J’ose dire que notre institution à une longue expérience en la matière, et l’expérience nous montre que pour faire du français la langue d’usage au quotidien il faut deux choses essentielles : arriver à faire aimer la culture francophone et être tenace.

 

180 chansons en 180 jours

Pour arriver à faire aimer la langue, il faut qu’elle soit signifiante pour les élèves et contextualisée. Une chanson récente de Shakira en français est un bel exemple de contextualisation signifiante pour des élèves qui baignent dans la culture anglophone. La musique est donc sans aucun doute un excellent levier pour atteindre l’objectif.

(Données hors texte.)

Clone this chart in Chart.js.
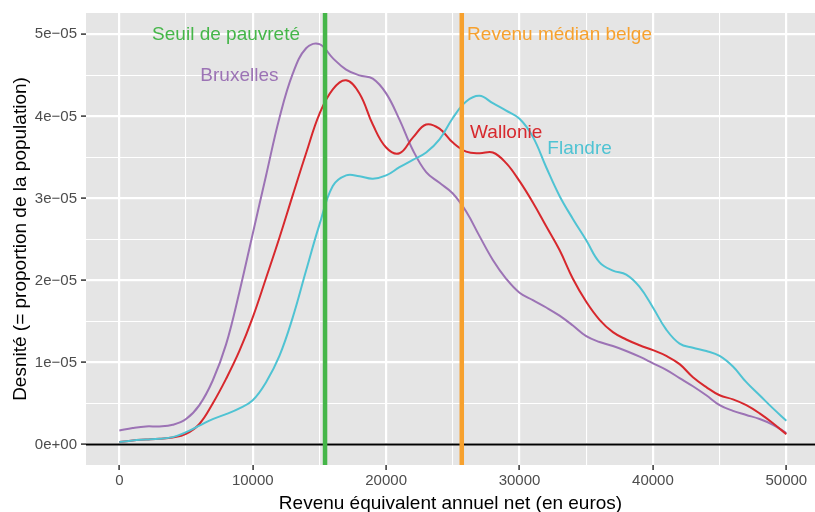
<!DOCTYPE html>
<html>
<head>
    <script src="https://cdn.jsdelivr.net/npm/chart.js@4.4.1/dist/chart.umd.min.js"></script>
    <style>
        body { margin: 0; background: #fff; font-family: "Liberation Sans", Arial, sans-serif; }
        .wrap { position: relative; width: 815px; height: 512px; }
    </style>
</head>
<body>
    <div class="wrap">
        <canvas id="densityChart"></canvas>
    </div>

    <script>
        // Revenu (euros) where the density curves were read
        const income = [0, 1000, 2000, 3000, 4000, 5000, 6000, 7000, 8000, 9000,
            10000, 11000, 12000, 13000, 14000, 15000, 16000, 17000, 18000, 19000,
            20000, 21000, 22000, 23000, 24000, 25000, 26000, 27000, 28000, 29000,
            30000, 31000, 32000, 33000, 34000, 35000, 36000, 37000, 38000, 39000,
            40000, 41000, 42000, 43000, 44000, 45000, 46000, 47000, 48000, 49000, 50000];

        // densities, in units of 1e-05
        const bruxelles = [0.17, 0.20, 0.22, 0.22, 0.24, 0.31, 0.48, 0.78, 1.22, 1.86,
            2.57, 3.28, 3.98, 4.52, 4.83, 4.88, 4.71, 4.57, 4.50, 4.46,
            4.28, 3.96, 3.59, 3.32, 3.19, 3.06, 2.84, 2.54, 2.25, 2.02,
            1.85, 1.76, 1.67, 1.57, 1.45, 1.32, 1.25, 1.20, 1.14, 1.07,
            0.99, 0.91, 0.81, 0.71, 0.60, 0.48, 0.41, 0.36, 0.31, 0.24, 0.14];
        const wallonie = [0.03, 0.05, 0.06, 0.07, 0.085, 0.13, 0.25, 0.50, 0.80, 1.14,
            1.55, 2.03, 2.52, 3.04, 3.55, 4.03, 4.33, 4.44, 4.28, 3.90,
            3.62, 3.55, 3.74, 3.90, 3.85, 3.68, 3.57, 3.55, 3.56, 3.43,
            3.21, 2.95, 2.66, 2.37, 2.02, 1.74, 1.52, 1.37, 1.28, 1.21,
            1.15, 1.08, 0.98, 0.82, 0.70, 0.60, 0.55, 0.48, 0.38, 0.26, 0.125];
        const flandre = [0.03, 0.05, 0.06, 0.07, 0.09, 0.15, 0.23, 0.31, 0.37, 0.44,
            0.54, 0.76, 1.08, 1.55, 2.12, 2.68, 3.15, 3.28, 3.27, 3.24,
            3.28, 3.38, 3.47, 3.56, 3.72, 3.98, 4.18, 4.25, 4.16, 4.07,
            3.97, 3.75, 3.38, 3.03, 2.75, 2.49, 2.22, 2.12, 2.07, 1.92,
            1.67, 1.40, 1.23, 1.18, 1.14, 1.08, 0.95, 0.76, 0.60, 0.44, 0.29];

        const seuilPauvrete = 15420;
        const revenuMedian = 25670;

        const xTicks = [0, 10000, 20000, 30000, 40000, 50000];
        const xMinor = [5000, 15000, 25000, 35000, 45000];
        const yTicks = [0, 1e-5, 2e-5, 3e-5, 4e-5, 5e-5];
        const yTickLabels = ['0e+00', '1e\u221205', '2e\u221205', '3e\u221205', '4e\u221205', '5e\u221205'];
        const yMinor = [0.5e-5, 1.5e-5, 2.5e-5, 3.5e-5, 4.5e-5];

        const X_MIN = -2500, X_MAX = 52150;
        const Y_MIN = -0.25e-5, Y_MAX = 5.26e-5;

        const COL = {
            bruxelles: '#9c73b5',
            wallonie: '#d7282d',
            flandre: '#4fc3d3',
            seuil: '#45b649',
            median: '#f7a12e'
        };

        const toPoints = arr => income.map((x, i) => ({ x: x, y: arr[i] * 1e-5 }));

        // labels written on the panel
        const notes = [
            { text: 'Seuil de pauvreté', x: 8000, y: 5.0e-5, color: COL.seuil },
            { text: 'Revenu médian belge', x: 33000, y: 5.0e-5, color: COL.median },
            { text: 'Bruxelles', x: 9000, y: 4.5e-5, color: COL.bruxelles },
            { text: 'Wallonie', x: 29000, y: 3.8e-5, color: COL.wallonie },
            { text: 'Flandre', x: 34500, y: 3.6e-5, color: COL.flandre }
        ];

        const panelBg = {
            id: 'panelBg',
            beforeDraw(chart) {
                const { ctx, chartArea: a } = chart;
                ctx.save();
                ctx.fillStyle = '#e5e5e5';
                ctx.fillRect(a.left, a.top, a.right - a.left, a.bottom - a.top);
                ctx.restore();
            }
        };

        const panelText = {
            id: 'panelText',
            afterDatasetsDraw(chart) {
                const { ctx, scales: { x, y } } = chart;
                ctx.save();
                ctx.font = '19px "Liberation Sans", Arial, sans-serif';
                ctx.textAlign = 'center';
                ctx.textBaseline = 'middle';
                notes.forEach(n => {
                    ctx.fillStyle = n.color;
                    ctx.fillText(n.text, x.getPixelForValue(n.x), y.getPixelForValue(n.y));
                });
                ctx.restore();
            }
        };

        const isMajorX = v => xTicks.includes(v);
        const isMajorY = v => yTicks.some(t => Math.abs(t - v) < 1e-9);

        const curve = (arr, color) => ({
            data: toPoints(arr),
            borderColor: color,
            borderWidth: 2,
            pointRadius: 0,
            tension: 0.4,
            fill: false
        });

        new Chart(document.getElementById('densityChart'), {
            type: 'line',
            data: {
                datasets: [
                    {
                        data: [{ x: seuilPauvrete, y: Y_MIN }, { x: seuilPauvrete, y: Y_MAX }],
                        borderColor: COL.seuil, borderWidth: 4.5, pointRadius: 0
                    },
                    {
                        data: [{ x: revenuMedian, y: Y_MIN }, { x: revenuMedian, y: Y_MAX }],
                        borderColor: COL.median, borderWidth: 4.5, pointRadius: 0
                    },
                    {
                        data: [{ x: X_MIN, y: 0 }, { x: X_MAX, y: 0 }],
                        borderColor: '#000', borderWidth: 2, pointRadius: 0
                    },
                    curve(flandre, COL.flandre),
                    curve(wallonie, COL.wallonie),
                    curve(bruxelles, COL.bruxelles)
                ]
            },
            options: {
                responsive: true,
                maintainAspectRatio: false,
                animation: false,
                layout: { padding: { top: 10, right: 0, left: 0, bottom: 0 } },
                plugins: {
                    legend: { display: false },
                    tooltip: { enabled: false }
                },
                scales: {
                    x: {
                        type: 'linear',
                        min: X_MIN,
                        max: X_MAX,
                        afterBuildTicks: s => { s.ticks = xTicks.concat(xMinor).sort((a, b) => a - b).map(v => ({ value: v })); },
                        afterFit: s => { s.height = 47; },
                        border: { display: false },
                        grid: {
                            color: '#ffffff',
                            lineWidth: c => isMajorX(c.tick.value) ? 2.2 : 1.1,
                            tickColor: c => isMajorX(c.tick.value) ? '#333333' : 'rgba(0,0,0,0)',
                            tickWidth: 1.5,
                            tickLength: 5
                        },
                        ticks: {
                            autoSkip: false,
                            maxRotation: 0,
                            padding: 2,
                            color: '#4d4d4d',
                            font: { size: 15 },
                            callback: v => isMajorX(v) ? String(v) : ''
                        },
                        title: {
                            display: true,
                            text: 'Revenu équivalent annuel net (en euros)',
                            color: '#000',
                            font: { size: 19 },
                            padding: { top: 0, bottom: -3 }
                        }
                    },
                    y: {
                        type: 'linear',
                        min: Y_MIN,
                        max: Y_MAX,
                        afterBuildTicks: s => { s.ticks = yTicks.concat(yMinor).sort((a, b) => a - b).map(v => ({ value: v })); },
                        afterFit: s => { s.width = 86; },
                        border: { display: false },
                        grid: {
                            color: '#ffffff',
                            lineWidth: c => isMajorY(c.tick.value) ? 2.2 : 1.1,
                            tickColor: c => isMajorY(c.tick.value) ? '#333333' : 'rgba(0,0,0,0)',
                            tickWidth: 1.5,
                            tickLength: 5
                        },
                        ticks: {
                            autoSkip: false,
                            padding: 4,
                            color: '#4d4d4d',
                            font: { size: 15 },
                            callback: v => {
                                const i = yTicks.findIndex(t => Math.abs(t - v) < 1e-9);
                                return i >= 0 ? yTickLabels[i] : '';
                            }
                        },
                        title: {
                            display: true,
                            text: 'Desnité (= proportion de la population)',
                            color: '#000',
                            font: { size: 19 },
                            padding: { top: 9, bottom: 0 }
                        }
                    }
                }
            },
            plugins: [panelBg, panelText]
        });
    </script>
</body>
</html>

Ce qui m’amène à vous parler de notre extraordinaire projet 180 chansons francophones en 180 jours. Un bon exemple d’action concertée qui a de l’impact auprès des élèves et des parents. Ce projet, vécu l’an passé dans la classe de 6e année de Corinne Gilbert a été étendu cette année à l’ensemble des classes à partir de la maternelle. Le principe est simple : chaque titulaire dispose d’un iPad contenant, entres autre, 180 chansons francophones de 180 artistes différents. Les élèves sont donc en contact quotidien avec une chanson francophone différente qui écoutée dans la classe. C’est donc plus de 540 chansons différentes (180 par cycle) qu’auront écoutées les enfants au terme de leur primaire. De plus, les paroles des chansons ont été regroupées dans un recueil dont chaque élève à une copie. Il s’agit donc d’une écoute active des chansons où les élèves sont en mesure de suivre la mélodie en lisant les paroles. Évidemment, il est facile de voir tout le potentiel au niveau de la compréhension de texte que peuvent offrir les paroles de ces chansons ainsi que le lien avec les artistes de la francophonie.

Au-delà des politiques et des solutions mur-à-mur je crois que c’est en étant créatif et en mettant de l’avant des mesures choisies par le milieu que l’on a le plus de chance d’arriver à faire la promotion du français comme langue d’usage, même en dehors des classes.